Sørensen–Dice Coefficient

The Sørensen–Dice coefficient also known as Sørensen–Dice index, Sørensen index, Dice's coefficient or Soerenson index, is a simple and elegant way to calculate a measure of the similarity of two strings. The values produces are bounded between zero and one.
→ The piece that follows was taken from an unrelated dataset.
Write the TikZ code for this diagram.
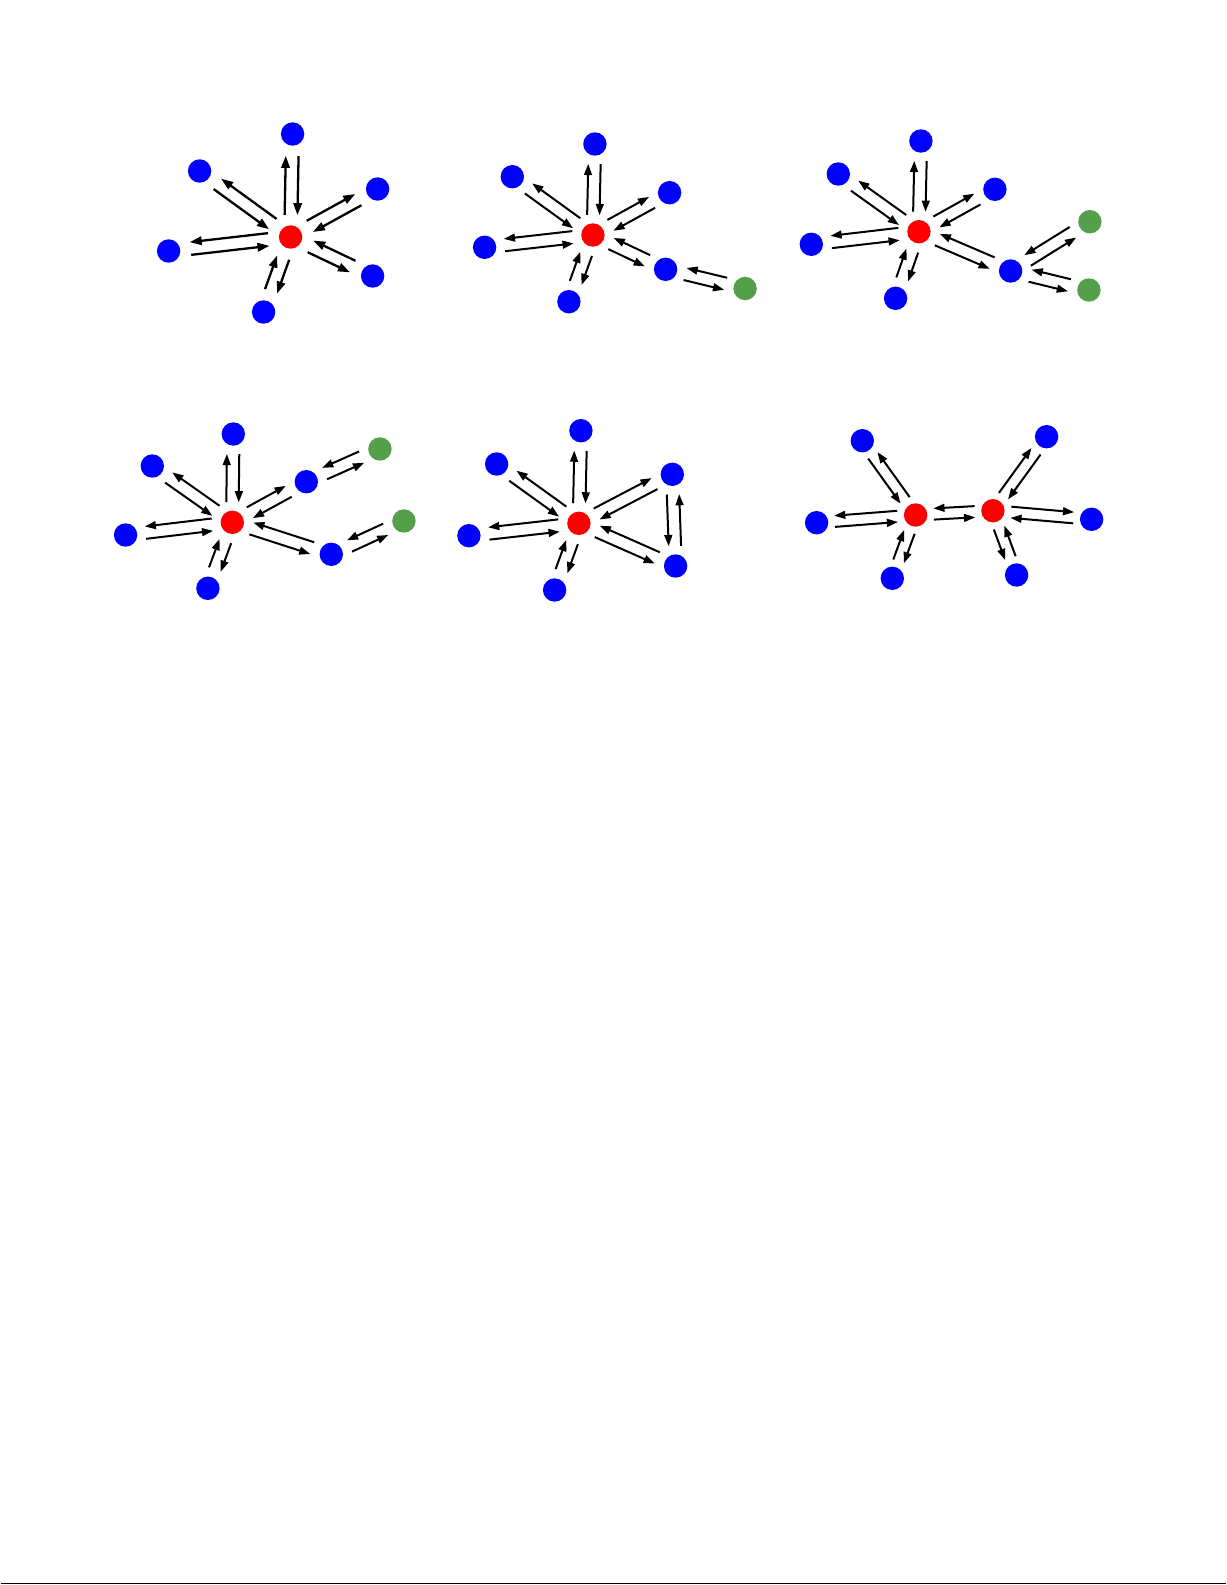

The algorithm works by comparing the number of identical character pairs between the two strings.



									function DiceMatch($string1, $string2)
{
	if (empty($string1) || empty($string2))
		return 0;

	if ($string1 == $string2)
		return 1;

	$strlen1 = strlen($string1);
	$strlen2 = strlen($string2);

	if ($strlen1 < 2 || $strlen2 < 2)
		return 0;

	$length1 = $strlen1 - 1;
	$length2 = $strlen2 - 1;

	$matches = 0;
	$i = 0;
	$j = 0;

	while ($i < $length1 && $j < $length2)
	{
		$a = substr($string1, $i, 2);
		$b = substr($string2, $j, 2);
		$cmp = strcasecmp($a, $b);

		if ($cmp == 0)
			$matches += 2;

		++$i;
		++$j;
	}

	return $matches / ($length1 + $length2);
}
								


Example

									$result = DiceMatch("algorithms are fun", "logarithms are not");
								


Output

									result: 0.58823529411765